On January 30, 2017, President Trump issued an Executive Order stating that whenever any federal agency issues a new regulation or policy, it must also eliminate two existing regulations or policies. Click here to read the Presidential Executive Order on Reducing Regulation and Controlling Regulatory Costs. The order is written very broadly and could apply to every new or updated regulation or agency policy statement. The President also ordered that the cost of implementing new regulations or policies be zero.
How is this Executive Order potentially problematic for the Bay's cleanup plan?
Two federal laws provide the primary means for reducing Bay pollution: the Clean Water Act and the Clean Air Act. Congress empowered EPA to meet the requirements of these laws by developing regulations after considering public and state input. Many of those regulations must be updated from time to time to meet changes in technology that can further reduce pollution or to reflect new scientific knowledge.

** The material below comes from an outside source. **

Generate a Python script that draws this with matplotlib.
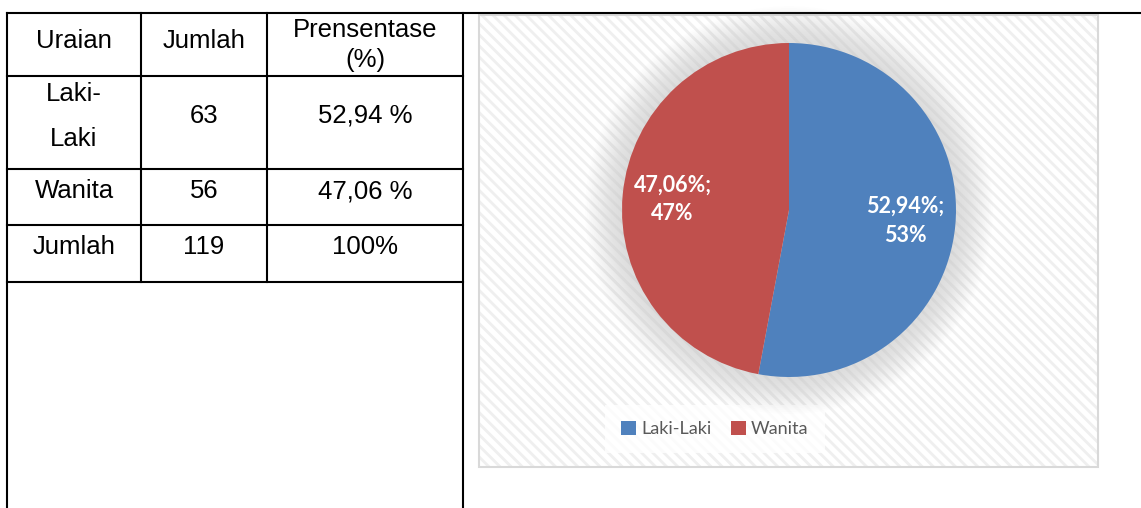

Following the Clean Water Act, EPA worked with the Bay jurisdictions to determine how much pollution was safe for people and all the life within the Bay, including rockfish, crabs, oysters, and other species, many upon which we depend for food and jobs. The states developed plans to meet those pollution limits for sources within their borders. We call the federal pollution limits and the state plans, together, the Chesapeake Bay Clean Water Blueprint. The deadline for completing the Blueprint is 2025.
In 2017, the pollution limits that are a part of the Blueprint, are due to be updated. It is possible that the update will be covered by the Executive Order. If this occurs, EPA would have to eliminate two existing regulations and ensure that the cost of meeting the new Blueprint pollution limits is zero. Given the amount of pollution to be reduced over six states and the District of Columbia, it would be extremely difficult for EPA to meet that test. EPA therefore could decide to not update the Blueprint, which would limit the effectiveness of the states' plans and lead states to potentially not meet the 2025 deadline.
Even if the Blueprint is not covered by the Executive Order, certain Clean Air Act regulations essential for the Bay's recovery are subject to the order.
The Blueprint recognizes that millions of pounds of nitrogen land directly in the Bay from air pollution. That nitrogen comes largely from burning fossil fuels to, for example, provide electricity and power our cars. The Blueprint provides that new Clean Air Act regulations would limit nitrogen from those sources. Some of those regulations must be updated. Because of the order, however, EPA may not improve those rules and the amount of nitrogen from the air may not be decreased sufficiently to meet Blueprint goals and a restored Bay.
Blueprint success depends upon EPA's ability to fulfill its obligations under these federal laws. However, there are many different ways the order could limit EPA's ability to act—and make it harder for Bay states to hit their pollution-reduction goals. Because, in addition to its legal implications, the Executive Order contradicts the essential partnership that EPA entered into with the states through the Blueprint. The states are relying on EPA's help, and if this order leads EPA to act contrary to the partnership, it will make it that much harder for the states to clean up their local rivers and streams and the Bay.
CBF's legal and policy teams are monitoring the effect of the Executive Order and will take the appropriate actions if required to preserve the Blueprint and ensure Bay restoration.